GIVEN DATA:
--- begin ---

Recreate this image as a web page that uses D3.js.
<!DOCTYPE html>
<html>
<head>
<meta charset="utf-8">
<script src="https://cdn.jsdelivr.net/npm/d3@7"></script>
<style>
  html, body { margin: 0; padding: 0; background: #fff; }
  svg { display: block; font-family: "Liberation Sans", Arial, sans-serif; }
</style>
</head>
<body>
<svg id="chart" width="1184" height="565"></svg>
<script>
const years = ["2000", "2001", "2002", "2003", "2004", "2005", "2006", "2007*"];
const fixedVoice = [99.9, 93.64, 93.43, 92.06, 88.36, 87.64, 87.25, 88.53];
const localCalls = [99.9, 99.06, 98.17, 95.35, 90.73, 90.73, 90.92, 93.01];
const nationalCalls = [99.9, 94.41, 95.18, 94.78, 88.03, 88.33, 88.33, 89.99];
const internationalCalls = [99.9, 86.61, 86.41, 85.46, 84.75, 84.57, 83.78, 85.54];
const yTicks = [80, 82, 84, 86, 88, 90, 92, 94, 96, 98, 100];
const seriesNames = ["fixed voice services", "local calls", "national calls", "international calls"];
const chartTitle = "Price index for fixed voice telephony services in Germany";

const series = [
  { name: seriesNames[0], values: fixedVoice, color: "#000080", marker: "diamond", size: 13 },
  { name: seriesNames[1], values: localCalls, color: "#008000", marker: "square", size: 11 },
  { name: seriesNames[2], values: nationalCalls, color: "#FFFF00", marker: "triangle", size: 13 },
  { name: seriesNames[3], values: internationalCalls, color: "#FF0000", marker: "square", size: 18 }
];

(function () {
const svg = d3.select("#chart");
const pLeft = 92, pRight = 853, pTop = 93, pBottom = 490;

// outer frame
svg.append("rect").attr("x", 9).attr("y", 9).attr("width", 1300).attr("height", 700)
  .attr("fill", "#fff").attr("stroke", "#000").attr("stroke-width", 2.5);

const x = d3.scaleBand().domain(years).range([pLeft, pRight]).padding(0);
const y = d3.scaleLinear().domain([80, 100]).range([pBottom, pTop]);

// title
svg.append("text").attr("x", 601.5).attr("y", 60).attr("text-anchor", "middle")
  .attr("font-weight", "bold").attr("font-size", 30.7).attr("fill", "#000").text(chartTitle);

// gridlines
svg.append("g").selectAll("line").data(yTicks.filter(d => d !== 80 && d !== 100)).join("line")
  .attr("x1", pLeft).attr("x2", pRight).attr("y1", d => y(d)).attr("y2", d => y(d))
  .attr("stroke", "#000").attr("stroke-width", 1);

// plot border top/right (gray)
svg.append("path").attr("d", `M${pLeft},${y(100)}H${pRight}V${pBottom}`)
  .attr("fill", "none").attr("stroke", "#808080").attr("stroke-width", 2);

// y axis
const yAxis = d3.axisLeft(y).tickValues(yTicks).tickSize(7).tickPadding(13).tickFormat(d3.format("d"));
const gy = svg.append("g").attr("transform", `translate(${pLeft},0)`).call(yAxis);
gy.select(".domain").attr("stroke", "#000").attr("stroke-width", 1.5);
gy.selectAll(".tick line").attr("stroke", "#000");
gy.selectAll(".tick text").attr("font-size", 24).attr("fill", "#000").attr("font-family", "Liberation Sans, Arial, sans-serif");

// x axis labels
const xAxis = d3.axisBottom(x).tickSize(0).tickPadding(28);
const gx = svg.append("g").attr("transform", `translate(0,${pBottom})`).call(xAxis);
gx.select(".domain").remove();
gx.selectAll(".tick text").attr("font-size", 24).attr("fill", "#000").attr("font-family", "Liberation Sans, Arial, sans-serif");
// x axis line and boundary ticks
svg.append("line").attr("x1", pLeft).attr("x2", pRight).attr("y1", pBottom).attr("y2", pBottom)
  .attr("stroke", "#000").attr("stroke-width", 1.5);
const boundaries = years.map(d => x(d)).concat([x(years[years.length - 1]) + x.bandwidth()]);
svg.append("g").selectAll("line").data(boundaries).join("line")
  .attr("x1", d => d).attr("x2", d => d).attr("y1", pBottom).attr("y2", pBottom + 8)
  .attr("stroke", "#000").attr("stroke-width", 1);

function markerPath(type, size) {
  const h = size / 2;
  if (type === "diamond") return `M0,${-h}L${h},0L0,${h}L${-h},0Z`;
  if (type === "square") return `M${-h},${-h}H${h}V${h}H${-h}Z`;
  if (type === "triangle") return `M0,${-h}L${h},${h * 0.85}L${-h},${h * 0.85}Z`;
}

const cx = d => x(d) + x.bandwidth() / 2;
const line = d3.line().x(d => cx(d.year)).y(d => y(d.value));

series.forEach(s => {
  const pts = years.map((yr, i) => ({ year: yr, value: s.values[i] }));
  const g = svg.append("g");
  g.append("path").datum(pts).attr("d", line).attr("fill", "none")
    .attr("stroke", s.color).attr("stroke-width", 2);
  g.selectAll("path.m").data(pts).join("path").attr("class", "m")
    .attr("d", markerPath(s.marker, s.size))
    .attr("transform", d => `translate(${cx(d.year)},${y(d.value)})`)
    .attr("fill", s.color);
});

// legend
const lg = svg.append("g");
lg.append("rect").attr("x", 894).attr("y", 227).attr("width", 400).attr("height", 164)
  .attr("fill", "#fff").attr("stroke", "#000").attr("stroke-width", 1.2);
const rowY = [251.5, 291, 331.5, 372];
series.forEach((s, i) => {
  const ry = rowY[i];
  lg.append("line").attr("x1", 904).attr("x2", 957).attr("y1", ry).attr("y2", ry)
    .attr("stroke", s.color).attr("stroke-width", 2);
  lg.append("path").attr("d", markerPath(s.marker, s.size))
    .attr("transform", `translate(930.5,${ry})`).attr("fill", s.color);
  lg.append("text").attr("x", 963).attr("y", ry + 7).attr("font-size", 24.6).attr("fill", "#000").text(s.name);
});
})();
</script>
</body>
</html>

--- end ---
--- begin ---

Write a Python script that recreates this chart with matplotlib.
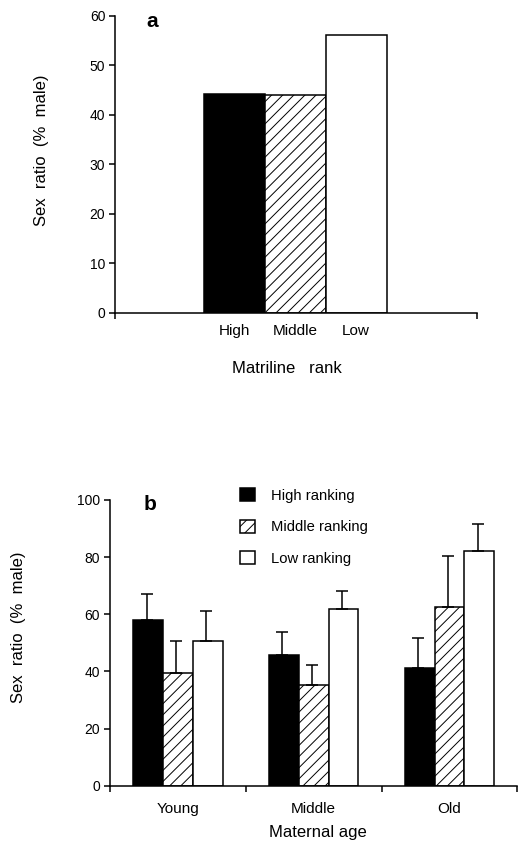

--- end ---

WHAT IS BEING ASKED: Reproduce word for word the material above, beginning with the line that contains "Recreate this image" and ending with the line that contains "index for fixed".

CORRECT RESULT:
Recreate this image as a web page that uses D3.js.
<!DOCTYPE html>
<html>
<head>
<meta charset="utf-8">
<script src="https://cdn.jsdelivr.net/npm/d3@7"></script>
<style>
  html, body { margin: 0; padding: 0; background: #fff; }
  svg { display: block; font-family: "Liberation Sans", Arial, sans-serif; }
</style>
</head>
<body>
<svg id="chart" width="1184" height="565"></svg>
<script>
const years = ["2000", "2001", "2002", "2003", "2004", "2005", "2006", "2007*"];
const fixedVoice = [99.9, 93.64, 93.43, 92.06, 88.36, 87.64, 87.25, 88.53];
const localCalls = [99.9, 99.06, 98.17, 95.35, 90.73, 90.73, 90.92, 93.01];
const nationalCalls = [99.9, 94.41, 95.18, 94.78, 88.03, 88.33, 88.33, 89.99];
const internationalCalls = [99.9, 86.61, 86.41, 85.46, 84.75, 84.57, 83.78, 85.54];
const yTicks = [80, 82, 84, 86, 88, 90, 92, 94, 96, 98, 100];
const seriesNames = ["fixed voice services", "local calls", "national calls", "international calls"];
const chartTitle = "Price index for fixed voice telephony services in Germany";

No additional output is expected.